>> START

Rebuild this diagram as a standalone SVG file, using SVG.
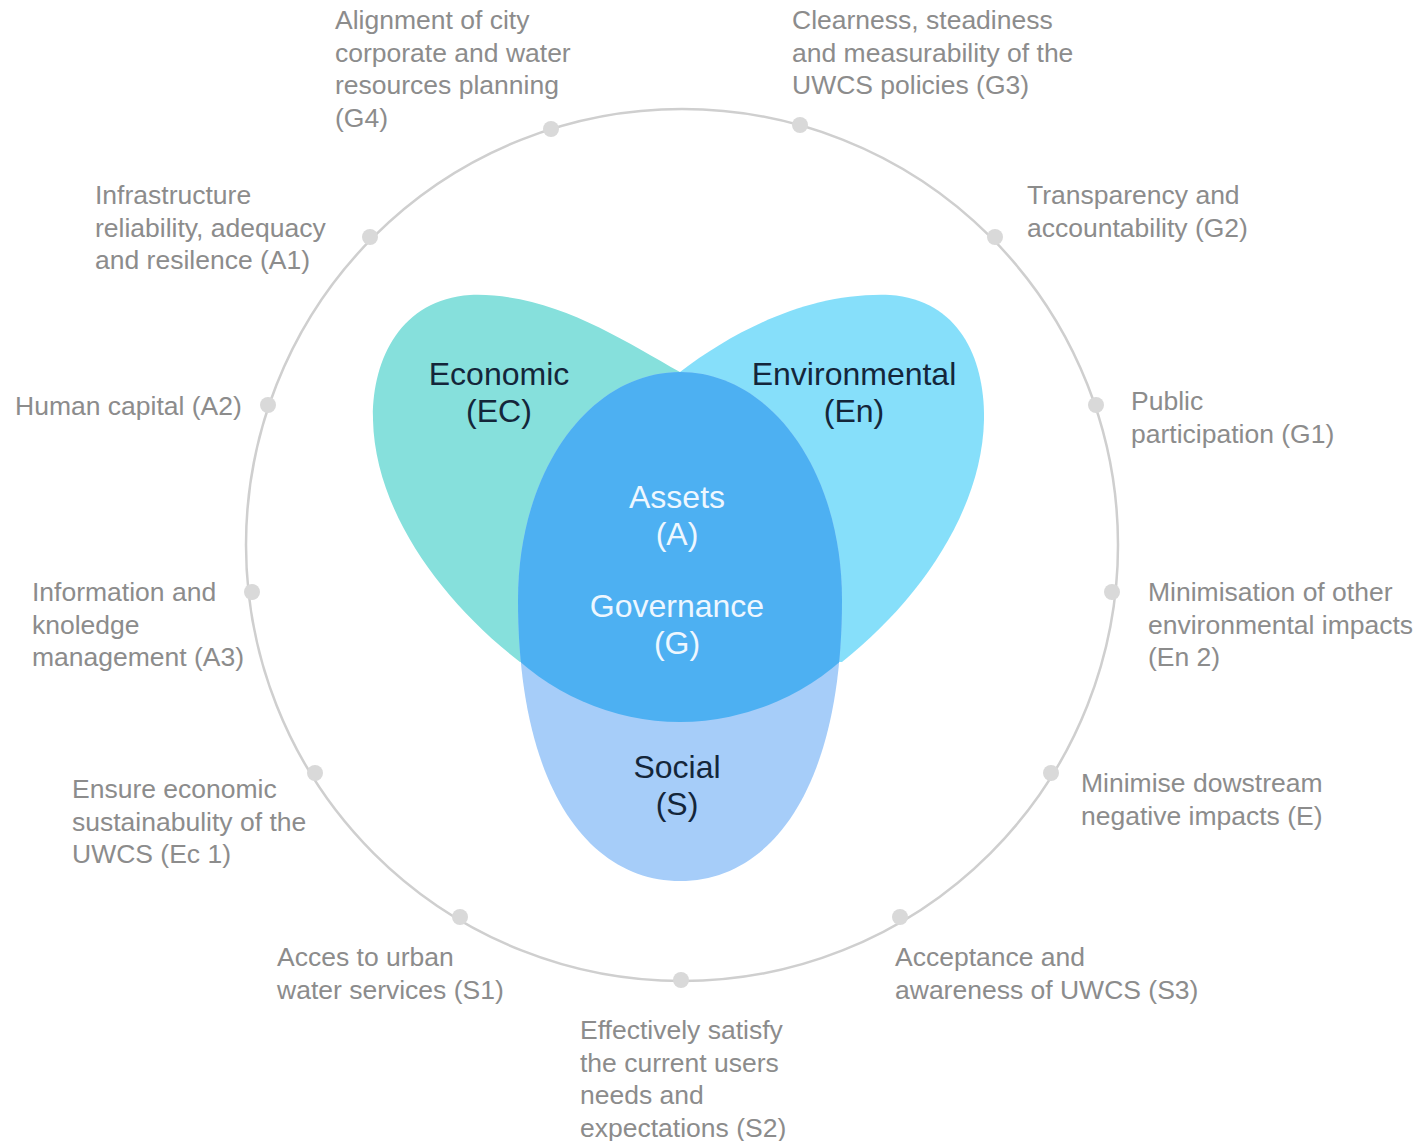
<svg xmlns="http://www.w3.org/2000/svg" width="1421" height="1141" viewBox="0 0 1421 1141">
<style>
.lbl{font-family:"Liberation Sans",Arial,sans-serif;font-size:26.5px;fill:#8c8c8c}
.dim{font-family:"Liberation Sans",Arial,sans-serif;font-size:32px;fill:#14263a;text-anchor:middle}
.core{font-family:"Liberation Sans",Arial,sans-serif;font-size:32px;fill:#eef7ff;text-anchor:middle}
.dot{fill:#d9d9d9}
</style>
<defs>
<clipPath id="socialClip">
<path d="M680,372 C590,372 518,470 518,600 C518,790 590,881 680,881 C770,881 842,790 842,600 C842,470 770,372 680,372 Z"/>
</clipPath>
</defs>
<rect width="1421" height="1141" fill="#ffffff"/>
<g id="connectors">
<circle cx="682" cy="545" r="436" fill="none" stroke="#cfcfcf" stroke-width="2.5"/>
</g>
<g id="economic">
<path d="M680,372 C620,338 550,292 470,295 C400,300 372,360 373,420 C375,510 440,600 520,662 L640,660 Z" fill="#86e0dc"/>
</g>
<g id="environmental">
<path d="M680,372 C735,330 810,292 890,295 C960,300 985,360 984,420 C982,510 920,600 842,662 L720,660 Z" fill="#86dffa"/>
</g>
<g id="social">
<path d="M680,372 C590,372 518,470 518,600 C518,790 590,881 680,881 C770,881 842,790 842,600 C842,470 770,372 680,372 Z" fill="#a6cdf9"/>
</g>
<g id="core">
<ellipse cx="680" cy="450" rx="255" ry="272" fill="#4db0f2" clip-path="url(#socialClip)"/>
</g>
<g id="labels-center">
<text class="dim" x="499" y="385">Economic</text>
<text class="dim" x="499" y="422">(EC)</text>
<text class="dim" x="854" y="385">Environmental</text>
<text class="dim" x="854" y="422">(En)</text>
<text class="core" x="677" y="508">Assets</text>
<text class="core" x="677" y="545">(A)</text>
<text class="core" x="677" y="617">Governance</text>
<text class="core" x="677" y="654">(G)</text>
<text class="dim" x="677" y="778">Social</text>
<text class="dim" x="677" y="815">(S)</text>
</g>
<g id="G4"><circle class="dot" cx="551" cy="129" r="8"/>
<text class="lbl"><tspan x="335" y="29">Alignment of city</tspan><tspan x="335" y="61.5">corporate and water</tspan><tspan x="335" y="94">resources planning</tspan><tspan x="335" y="126.5">(G4)</tspan></text></g>
<g id="G3"><circle class="dot" cx="800" cy="125" r="8"/>
<text class="lbl"><tspan x="792" y="29">Clearness, steadiness</tspan><tspan x="792" y="61.5">and measurability of the</tspan><tspan x="792" y="94">UWCS policies (G3)</tspan></text></g>
<g id="A1"><circle class="dot" cx="370" cy="237" r="8"/>
<text class="lbl"><tspan x="95" y="204">Infrastructure</tspan><tspan x="95" y="236.5">reliability, adequacy</tspan><tspan x="95" y="269">and resilence (A1)</tspan></text></g>
<g id="G2"><circle class="dot" cx="995" cy="237" r="8"/>
<text class="lbl"><tspan x="1027" y="204">Transparency and</tspan><tspan x="1027" y="236.5">accountability (G2)</tspan></text></g>
<g id="A2"><circle class="dot" cx="268" cy="405" r="8"/>
<text class="lbl" x="15" y="415">Human capital (A2)</text></g>
<g id="G1"><circle class="dot" cx="1096" cy="405" r="8"/>
<text class="lbl"><tspan x="1131" y="410">Public</tspan><tspan x="1131" y="442.5">participation (G1)</tspan></text></g>
<g id="A3"><circle class="dot" cx="252" cy="592" r="8"/>
<text class="lbl"><tspan x="32" y="601">Information and</tspan><tspan x="32" y="633.5">knoledge</tspan><tspan x="32" y="666">management (A3)</tspan></text></g>
<g id="En2"><circle class="dot" cx="1112" cy="592" r="8"/>
<text class="lbl"><tspan x="1148" y="601">Minimisation of other</tspan><tspan x="1148" y="633.5">environmental impacts</tspan><tspan x="1148" y="666">(En 2)</tspan></text></g>
<g id="Ec1"><circle class="dot" cx="315" cy="773" r="8"/>
<text class="lbl"><tspan x="72" y="798">Ensure economic</tspan><tspan x="72" y="830.5">sustainabulity of the</tspan><tspan x="72" y="863">UWCS (Ec 1)</tspan></text></g>
<g id="E"><circle class="dot" cx="1051" cy="773" r="8"/>
<text class="lbl"><tspan x="1081" y="792">Minimise dowstream</tspan><tspan x="1081" y="824.5">negative impacts (E)</tspan></text></g>
<g id="S1"><circle class="dot" cx="460" cy="917" r="8"/>
<text class="lbl"><tspan x="277" y="966">Acces to urban</tspan><tspan x="277" y="998.5">water services (S1)</tspan></text></g>
<g id="S3"><circle class="dot" cx="900" cy="917" r="8"/>
<text class="lbl"><tspan x="895" y="966">Acceptance and</tspan><tspan x="895" y="998.5">awareness of UWCS (S3)</tspan></text></g>
<g id="S2"><circle class="dot" cx="681" cy="980" r="8"/>
<text class="lbl"><tspan x="580" y="1039">Effectively satisfy</tspan><tspan x="580" y="1071.5">the current users</tspan><tspan x="580" y="1104">needs and</tspan><tspan x="580" y="1136.5">expectations (S2)</tspan></text></g>
</svg>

>> END

Exercise instructions: Transcribe the material as is, with images omitted.

Response to the exercise:
Rebuild this diagram as a standalone SVG file, using SVG.
<svg xmlns="http://www.w3.org/2000/svg" width="1421" height="1141" viewBox="0 0 1421 1141">
<style>
.lbl{font-family:"Liberation Sans",Arial,sans-serif;font-size:26.5px;fill:#8c8c8c}
.dim{font-family:"Liberation Sans",Arial,sans-serif;font-size:32px;fill:#14263a;text-anchor:middle}
.core{font-family:"Liberation Sans",Arial,sans-serif;font-size:32px;fill:#eef7ff;text-anchor:middle}
.dot{fill:#d9d9d9}
</style>
<defs>
<clipPath id="socialClip">
<path d="M680,372 C590,372 518,470 518,600 C518,790 590,881 680,881 C770,881 842,790 842,600 C842,470 770,372 680,372 Z"/>
</clipPath>
</defs>
<rect width="1421" height="1141" fill="#ffffff"/>
<g id="connectors">
<circle cx="682" cy="545" r="436" fill="none" stroke="#cfcfcf" stroke-width="2.5"/>
</g>
<g id="economic">
<path d="M680,372 C620,338 550,292 470,295 C400,300 372,360 373,420 C375,510 440,600 520,662 L640,660 Z" fill="#86e0dc"/>
</g>
<g id="environmental">
<path d="M680,372 C735,330 810,292 890,295 C960,300 985,360 984,420 C982,510 920,600 842,662 L720,660 Z" fill="#86dffa"/>
</g>
<g id="social">
<path d="M680,372 C590,372 518,470 518,600 C518,790 590,881 680,881 C770,881 842,790 842,600 C842,470 770,372 680,372 Z" fill="#a6cdf9"/>
</g>
<g id="core">
<ellipse cx="680" cy="450" rx="255" ry="272" fill="#4db0f2" clip-path="url(#socialClip)"/>
</g>
<g id="labels-center">
<text class="dim" x="499" y="385">Economic</text>
<text class="dim" x="499" y="422">(EC)</text>
<text class="dim" x="854" y="385">Environmental</text>
<text class="dim" x="854" y="422">(En)</text>
<text class="core" x="677" y="508">Assets</text>
<text class="core" x="677" y="545">(A)</text>
<text class="core" x="677" y="617">Governance</text>
<text class="core" x="677" y="654">(G)</text>
<text class="dim" x="677" y="778">Social</text>
<text class="dim" x="677" y="815">(S)</text>
</g>
<g id="G4"><circle class="dot" cx="551" cy="129" r="8"/>
<text class="lbl"><tspan x="335" y="29">Alignment of city</tspan><tspan x="335" y="61.5">corporate and water</tspan><tspan x="335" y="94">resources planning</tspan><tspan x="335" y="126.5">(G4)</tspan></text></g>
<g id="G3"><circle class="dot" cx="800" cy="125" r="8"/>
<text class="lbl"><tspan x="792" y="29">Clearness, steadiness</tspan><tspan x="792" y="61.5">and measurability of the</tspan><tspan x="792" y="94">UWCS policies (G3)</tspan></text></g>
<g id="A1"><circle class="dot" cx="370" cy="237" r="8"/>
<text class="lbl"><tspan x="95" y="204">Infrastructure</tspan><tspan x="95" y="236.5">reliability, adequacy</tspan><tspan x="95" y="269">and resilence (A1)</tspan></text></g>
<g id="G2"><circle class="dot" cx="995" cy="237" r="8"/>
<text class="lbl"><tspan x="1027" y="204">Transparency and</tspan><tspan x="1027" y="236.5">accountability (G2)</tspan></text></g>
<g id="A2"><circle class="dot" cx="268" cy="405" r="8"/>
<text class="lbl" x="15" y="415">Human capital (A2)</text></g>
<g id="G1"><circle class="dot" cx="1096" cy="405" r="8"/>
<text class="lbl"><tspan x="1131" y="410">Public</tspan><tspan x="1131" y="442.5">participation (G1)</tspan></text></g>
<g id="A3"><circle class="dot" cx="252" cy="592" r="8"/>
<text class="lbl"><tspan x="32" y="601">Information and</tspan><tspan x="32" y="633.5">knoledge</tspan><tspan x="32" y="666">management (A3)</tspan></text></g>
<g id="En2"><circle class="dot" cx="1112" cy="592" r="8"/>
<text class="lbl"><tspan x="1148" y="601">Minimisation of other</tspan><tspan x="1148" y="633.5">environmental impacts</tspan><tspan x="1148" y="666">(En 2)</tspan></text></g>
<g id="Ec1"><circle class="dot" cx="315" cy="773" r="8"/>
<text class="lbl"><tspan x="72" y="798">Ensure economic</tspan><tspan x="72" y="830.5">sustainabulity of the</tspan><tspan x="72" y="863">UWCS (Ec 1)</tspan></text></g>
<g id="E"><circle class="dot" cx="1051" cy="773" r="8"/>
<text class="lbl"><tspan x="1081" y="792">Minimise dowstream</tspan><tspan x="1081" y="824.5">negative impacts (E)</tspan></text></g>
<g id="S1"><circle class="dot" cx="460" cy="917" r="8"/>
<text class="lbl"><tspan x="277" y="966">Acces to urban</tspan><tspan x="277" y="998.5">water services (S1)</tspan></text></g>
<g id="S3"><circle class="dot" cx="900" cy="917" r="8"/>
<text class="lbl"><tspan x="895" y="966">Acceptance and</tspan><tspan x="895" y="998.5">awareness of UWCS (S3)</tspan></text></g>
<g id="S2"><circle class="dot" cx="681" cy="980" r="8"/>
<text class="lbl"><tspan x="580" y="1039">Effectively satisfy</tspan><tspan x="580" y="1071.5">the current users</tspan><tspan x="580" y="1104">needs and</tspan><tspan x="580" y="1136.5">expectations (S2)</tspan></text></g>
</svg>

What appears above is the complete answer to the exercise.